Written by Michael Larabel in Software on 9 December 2020 at 10:00 AM EST. Page 1 of 4. 25 Comments.

Last week AMD published their Zen 3 support for GCC code compiler. That initial support, which has already been merged into GCC 11, is the initial support flipping on newly supported instructions but not yet offering any tuned scheduler model or other optimizations compared to the existing Zen 2 path. In any case, here is a look at the performance changes with building the open-source benchmarks under test with "znver3" compared to the prior Zen 2 and Zen 1 targets along with generic x86_64 and then also looking at the performance if catering the compiler targets for Intel's Skylake and Haswell processors.

From the GCC 11.0 development code on 3 December with the Znver3 patch applied and compiled as a release build, I ran benchmarks with the Ryzen 9 5950X while looking at various compiler flags (CFLAGS/CXXFLAGS) for a look at the resulting performance of the open-source C/C++ benchmarks under test. The "-O3" optimization level was consistent across all the compiler targets tested while "-march=" values of znver3, znver2, znver1, x86-64, haswell, and skylake were all tested. The Zen 3/2/1 comparison is obvious and x86-64 offers a look at the generic x86-64 base level performance.

The Intel "Haswell" and "Skylake" builds were also tested for seeing how those Intel-optimized binaries perform on Zen 3. This was done since at least with past AMD processors we have often seen cases where the performance is still great or in some cases superior since Intel tends to invest heavily on timely optimized compiler support with tuned scheduler models for their various CPU families, etc. There are also some that prefer a sane compiler target base for supporting both recent Intel and AMD processors, to which the x86-64 microarchitecture feature levels are also working to address.

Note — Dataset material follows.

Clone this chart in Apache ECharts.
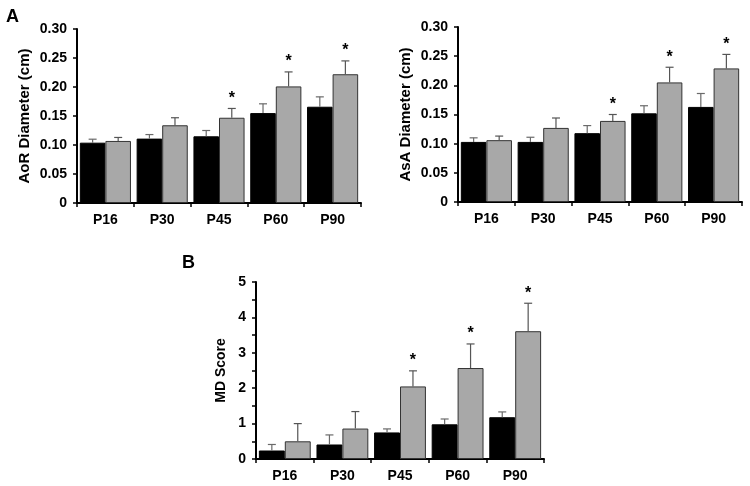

GCC Znver3 First Cut Benchmarks

The Ryzen 9 5950X was running with the ASUS ROG CROSSHAIR VIII HERO WiFi motherboard, 16GB of DDR4-4266 memory, and 2TB Corsair Force MP600 NVMe SSD. The GCC 11 compiler testing was carried out with the system running Ubuntu 20.04.1 LTS on the Linux 5.4 kernel. Being changed out between runs was just the "-march=" target with the -O3 optimization level being persistent and no other changes.